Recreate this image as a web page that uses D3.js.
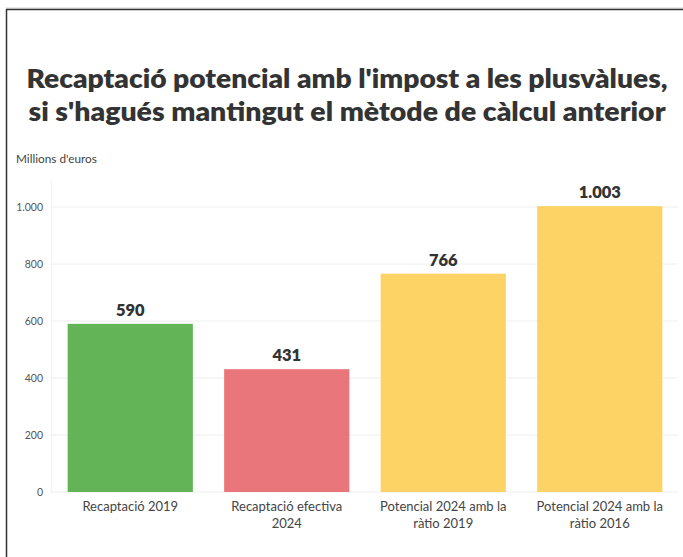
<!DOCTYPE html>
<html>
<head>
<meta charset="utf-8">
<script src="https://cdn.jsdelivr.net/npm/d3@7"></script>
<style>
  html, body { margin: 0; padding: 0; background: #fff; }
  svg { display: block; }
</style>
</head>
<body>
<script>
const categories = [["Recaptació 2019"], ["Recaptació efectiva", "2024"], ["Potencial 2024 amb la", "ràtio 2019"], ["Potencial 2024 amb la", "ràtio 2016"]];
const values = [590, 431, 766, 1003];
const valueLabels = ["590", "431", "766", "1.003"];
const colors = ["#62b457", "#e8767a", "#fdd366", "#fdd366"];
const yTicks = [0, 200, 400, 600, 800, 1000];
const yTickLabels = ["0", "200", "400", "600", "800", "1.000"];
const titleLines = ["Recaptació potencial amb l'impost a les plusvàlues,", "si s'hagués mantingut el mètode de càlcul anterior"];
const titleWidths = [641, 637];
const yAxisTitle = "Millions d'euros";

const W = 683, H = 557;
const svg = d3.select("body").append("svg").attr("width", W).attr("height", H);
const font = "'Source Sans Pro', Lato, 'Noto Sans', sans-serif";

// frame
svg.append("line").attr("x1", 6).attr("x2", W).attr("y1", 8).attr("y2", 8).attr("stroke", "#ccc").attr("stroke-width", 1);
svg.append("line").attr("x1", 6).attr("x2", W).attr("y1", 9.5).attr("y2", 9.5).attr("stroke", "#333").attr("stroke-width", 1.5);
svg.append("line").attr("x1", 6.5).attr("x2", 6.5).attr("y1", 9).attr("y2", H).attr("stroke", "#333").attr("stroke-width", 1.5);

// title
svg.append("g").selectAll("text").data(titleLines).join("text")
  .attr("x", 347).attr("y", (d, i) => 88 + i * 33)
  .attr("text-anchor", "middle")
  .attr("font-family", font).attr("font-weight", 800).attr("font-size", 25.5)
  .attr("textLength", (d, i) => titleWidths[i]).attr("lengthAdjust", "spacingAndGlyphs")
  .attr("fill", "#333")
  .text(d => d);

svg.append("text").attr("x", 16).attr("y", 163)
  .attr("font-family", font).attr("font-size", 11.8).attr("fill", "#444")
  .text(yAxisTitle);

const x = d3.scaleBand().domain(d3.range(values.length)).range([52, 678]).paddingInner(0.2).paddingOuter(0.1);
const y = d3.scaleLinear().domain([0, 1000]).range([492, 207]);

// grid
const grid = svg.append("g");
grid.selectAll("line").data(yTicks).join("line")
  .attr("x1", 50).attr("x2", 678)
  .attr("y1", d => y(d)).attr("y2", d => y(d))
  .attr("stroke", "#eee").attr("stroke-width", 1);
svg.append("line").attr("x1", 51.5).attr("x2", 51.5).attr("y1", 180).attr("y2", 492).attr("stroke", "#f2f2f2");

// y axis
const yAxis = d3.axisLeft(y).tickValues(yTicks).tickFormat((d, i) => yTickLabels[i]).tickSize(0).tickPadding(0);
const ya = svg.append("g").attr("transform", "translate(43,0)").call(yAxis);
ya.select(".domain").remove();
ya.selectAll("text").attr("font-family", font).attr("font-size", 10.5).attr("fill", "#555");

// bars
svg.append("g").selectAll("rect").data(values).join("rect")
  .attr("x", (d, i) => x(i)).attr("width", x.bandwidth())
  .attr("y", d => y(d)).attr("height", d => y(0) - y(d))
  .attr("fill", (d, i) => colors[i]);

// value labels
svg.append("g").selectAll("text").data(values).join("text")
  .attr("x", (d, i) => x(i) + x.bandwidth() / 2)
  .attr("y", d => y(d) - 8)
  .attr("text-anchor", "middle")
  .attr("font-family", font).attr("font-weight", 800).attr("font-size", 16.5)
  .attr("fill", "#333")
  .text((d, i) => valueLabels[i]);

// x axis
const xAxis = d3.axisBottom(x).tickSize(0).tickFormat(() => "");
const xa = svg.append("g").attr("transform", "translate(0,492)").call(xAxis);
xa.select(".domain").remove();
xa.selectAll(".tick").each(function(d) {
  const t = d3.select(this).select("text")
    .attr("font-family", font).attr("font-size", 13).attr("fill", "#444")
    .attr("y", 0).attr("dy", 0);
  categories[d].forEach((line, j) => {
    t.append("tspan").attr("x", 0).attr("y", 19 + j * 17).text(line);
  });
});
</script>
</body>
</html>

* * * * *

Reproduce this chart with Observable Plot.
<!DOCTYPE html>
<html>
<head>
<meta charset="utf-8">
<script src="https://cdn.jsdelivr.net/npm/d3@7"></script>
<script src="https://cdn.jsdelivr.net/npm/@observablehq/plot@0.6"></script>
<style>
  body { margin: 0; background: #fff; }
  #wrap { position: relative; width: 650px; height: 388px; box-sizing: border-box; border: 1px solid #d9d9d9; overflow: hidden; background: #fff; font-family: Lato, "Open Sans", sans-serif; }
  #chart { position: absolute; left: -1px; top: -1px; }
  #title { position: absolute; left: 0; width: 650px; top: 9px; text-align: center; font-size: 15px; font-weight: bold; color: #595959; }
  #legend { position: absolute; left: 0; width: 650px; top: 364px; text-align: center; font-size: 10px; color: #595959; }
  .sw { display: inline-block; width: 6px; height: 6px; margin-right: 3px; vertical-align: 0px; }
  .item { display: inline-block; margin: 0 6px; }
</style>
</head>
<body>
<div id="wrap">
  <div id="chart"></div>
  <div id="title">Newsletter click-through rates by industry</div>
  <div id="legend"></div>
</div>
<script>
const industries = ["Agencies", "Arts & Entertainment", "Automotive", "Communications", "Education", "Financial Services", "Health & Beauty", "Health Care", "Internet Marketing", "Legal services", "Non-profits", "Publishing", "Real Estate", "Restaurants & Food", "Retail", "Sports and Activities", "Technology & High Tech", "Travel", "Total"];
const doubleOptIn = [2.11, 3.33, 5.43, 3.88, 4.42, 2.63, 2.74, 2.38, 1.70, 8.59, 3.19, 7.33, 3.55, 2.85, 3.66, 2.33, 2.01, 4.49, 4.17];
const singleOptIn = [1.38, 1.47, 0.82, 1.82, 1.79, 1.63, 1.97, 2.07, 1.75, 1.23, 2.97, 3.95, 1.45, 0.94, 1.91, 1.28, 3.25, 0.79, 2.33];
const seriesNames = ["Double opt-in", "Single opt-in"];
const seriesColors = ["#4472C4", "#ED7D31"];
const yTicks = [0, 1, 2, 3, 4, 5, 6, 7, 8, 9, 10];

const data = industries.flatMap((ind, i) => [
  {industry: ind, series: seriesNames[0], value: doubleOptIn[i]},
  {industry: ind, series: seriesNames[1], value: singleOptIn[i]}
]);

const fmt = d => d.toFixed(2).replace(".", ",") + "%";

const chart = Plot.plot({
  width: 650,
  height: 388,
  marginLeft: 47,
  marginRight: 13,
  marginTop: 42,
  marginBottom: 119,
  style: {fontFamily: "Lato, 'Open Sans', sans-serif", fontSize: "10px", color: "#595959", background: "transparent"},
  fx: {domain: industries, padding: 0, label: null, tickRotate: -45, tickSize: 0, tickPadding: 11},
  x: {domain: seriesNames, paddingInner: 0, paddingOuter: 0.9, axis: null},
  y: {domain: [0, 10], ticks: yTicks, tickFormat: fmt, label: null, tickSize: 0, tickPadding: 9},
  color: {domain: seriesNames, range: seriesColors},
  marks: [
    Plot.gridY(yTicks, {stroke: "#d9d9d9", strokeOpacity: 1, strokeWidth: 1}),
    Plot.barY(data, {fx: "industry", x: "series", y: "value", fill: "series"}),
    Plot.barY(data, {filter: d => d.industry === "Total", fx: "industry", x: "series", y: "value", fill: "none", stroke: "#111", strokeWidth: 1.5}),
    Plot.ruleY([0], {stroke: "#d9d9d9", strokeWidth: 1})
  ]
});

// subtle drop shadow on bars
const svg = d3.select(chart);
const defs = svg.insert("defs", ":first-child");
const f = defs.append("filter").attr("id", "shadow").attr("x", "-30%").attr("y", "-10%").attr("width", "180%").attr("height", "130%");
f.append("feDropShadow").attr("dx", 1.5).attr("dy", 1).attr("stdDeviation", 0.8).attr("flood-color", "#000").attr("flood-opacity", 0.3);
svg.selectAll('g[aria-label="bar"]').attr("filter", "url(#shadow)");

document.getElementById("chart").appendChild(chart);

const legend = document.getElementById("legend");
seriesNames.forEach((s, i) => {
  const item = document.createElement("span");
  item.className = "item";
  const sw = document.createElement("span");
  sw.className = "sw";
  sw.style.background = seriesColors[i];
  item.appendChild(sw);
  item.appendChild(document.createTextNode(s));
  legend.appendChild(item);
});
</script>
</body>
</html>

* * * * *

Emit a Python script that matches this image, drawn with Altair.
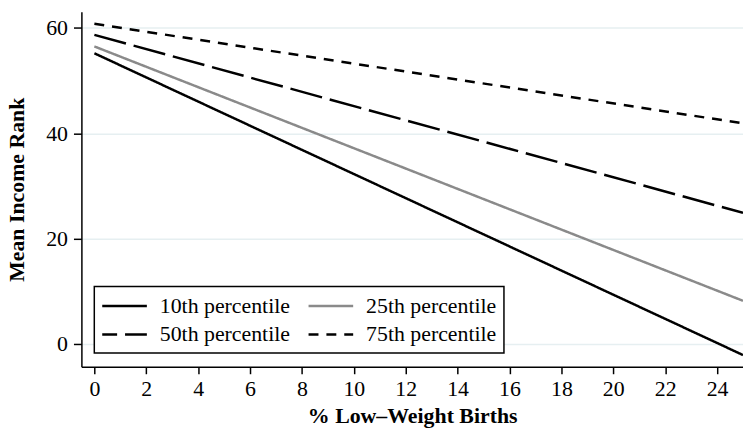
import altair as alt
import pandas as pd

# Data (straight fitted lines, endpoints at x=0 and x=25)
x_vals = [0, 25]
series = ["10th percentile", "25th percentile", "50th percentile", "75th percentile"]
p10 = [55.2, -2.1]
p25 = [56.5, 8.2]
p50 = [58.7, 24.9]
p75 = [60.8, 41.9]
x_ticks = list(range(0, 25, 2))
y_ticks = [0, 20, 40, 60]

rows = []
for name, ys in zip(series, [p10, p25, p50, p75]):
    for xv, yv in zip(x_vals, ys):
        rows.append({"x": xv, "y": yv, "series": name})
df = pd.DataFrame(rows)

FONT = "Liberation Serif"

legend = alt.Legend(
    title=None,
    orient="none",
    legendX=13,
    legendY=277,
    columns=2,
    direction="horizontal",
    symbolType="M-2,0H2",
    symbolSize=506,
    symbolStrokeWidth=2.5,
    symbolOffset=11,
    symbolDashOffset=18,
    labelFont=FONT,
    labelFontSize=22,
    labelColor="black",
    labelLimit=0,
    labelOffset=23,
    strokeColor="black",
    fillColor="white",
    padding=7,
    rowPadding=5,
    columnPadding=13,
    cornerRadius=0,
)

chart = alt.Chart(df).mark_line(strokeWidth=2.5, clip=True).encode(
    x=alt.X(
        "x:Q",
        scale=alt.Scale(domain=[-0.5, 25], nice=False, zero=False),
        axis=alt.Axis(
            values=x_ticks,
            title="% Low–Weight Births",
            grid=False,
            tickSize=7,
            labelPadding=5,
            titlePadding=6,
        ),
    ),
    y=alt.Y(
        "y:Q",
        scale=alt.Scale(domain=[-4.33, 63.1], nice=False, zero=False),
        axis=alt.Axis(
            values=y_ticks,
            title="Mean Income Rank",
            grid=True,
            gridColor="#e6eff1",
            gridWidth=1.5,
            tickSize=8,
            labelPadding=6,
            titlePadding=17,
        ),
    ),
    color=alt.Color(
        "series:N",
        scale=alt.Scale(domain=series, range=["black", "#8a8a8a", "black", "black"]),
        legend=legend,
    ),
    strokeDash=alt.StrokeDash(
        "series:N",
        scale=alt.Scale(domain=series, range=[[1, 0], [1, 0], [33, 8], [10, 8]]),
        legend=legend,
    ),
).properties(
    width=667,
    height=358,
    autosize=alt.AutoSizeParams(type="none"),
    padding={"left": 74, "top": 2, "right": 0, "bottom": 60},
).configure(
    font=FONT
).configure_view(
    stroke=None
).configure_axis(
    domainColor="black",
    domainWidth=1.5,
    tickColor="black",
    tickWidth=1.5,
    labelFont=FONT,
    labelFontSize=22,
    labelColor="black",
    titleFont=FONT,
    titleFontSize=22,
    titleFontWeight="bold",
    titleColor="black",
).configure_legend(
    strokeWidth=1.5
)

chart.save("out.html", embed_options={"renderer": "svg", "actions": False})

* * * * *

GOAL:
Count how many lines above include the word "image" and answer with that figure only.

PROBLEM SOLUTION:
2